Anders als in „The Square“ wo viele Szenengerade deshalb funktionieren, weil sie so künstlich in einem künstlichen Kunstbetrieb wirken, oder bei „Höhere Gewalt“ wo die Natur immer künstlicher dargestellt wird, bleibt bei „Triangle of Sadness“ nichts von dieser Verfremdung beim Zuschauer hängen[2], außer dass der Film dem momentan gern gehörten und auch häufig prämierten Trend folgt, dass menschliches Leben (besonders in seiner wohlhabenden Art und Weise) als dekadent anzuprangern und das selbst Alternativen dazu nicht wirklich taugen. Vielleicht ist es hervorzuheben, dass es dieses Gefallen eines Gedankens ist, dem sich auch der Film verschreibt und mit dem man sich dann wohlfühlen kann, weil man gefühlt etwas Gutes getan hat.[3] Ob davon etwas länger übrig bleibt würde ich an dieser Stelle bezweifeln.

 

 

[1] Ich danke Jim Kroft für diese Bemerkung, anlässlich seines jüngsten Konzerts in Dresden. Er bezeichnete dabei alle rund 20 anwesenden Gäste mit dieser – vielleicht sogar etwas anbiedernden – Bemerkung und ich war geneigt mich persönlich sehr geschmeichelt zu fühlen, obwohl das Lob ja an alle ging und auch deshalb nur ausgesprochen wurde, weil man bei einem sehr kleinen (und sehr feinen) Konzert schlicht anwesend war. Merke; auch bei Kultur zählt manchmal einfach nur Anwesenheit (das darf als Aufforderung verstanden werden!), der Rest mag sich dann fast von selbst ergeben.

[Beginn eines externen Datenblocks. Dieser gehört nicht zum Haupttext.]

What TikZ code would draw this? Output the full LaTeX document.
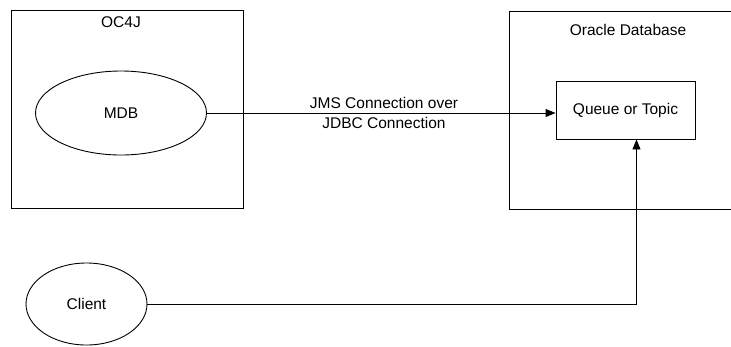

[2] Außer eventuell die Frage, warum man den Film in der deutschen Übersetzung nicht „Dreieck der Traurigkeit“ hätte nennen können. Eines der vielen unergründlichen Rätsel des Filmmarketings.

[3] Als Filmschaffender, weil man anklagt, als Zuschauer, weil man die Anklage richtig und wichtig findet.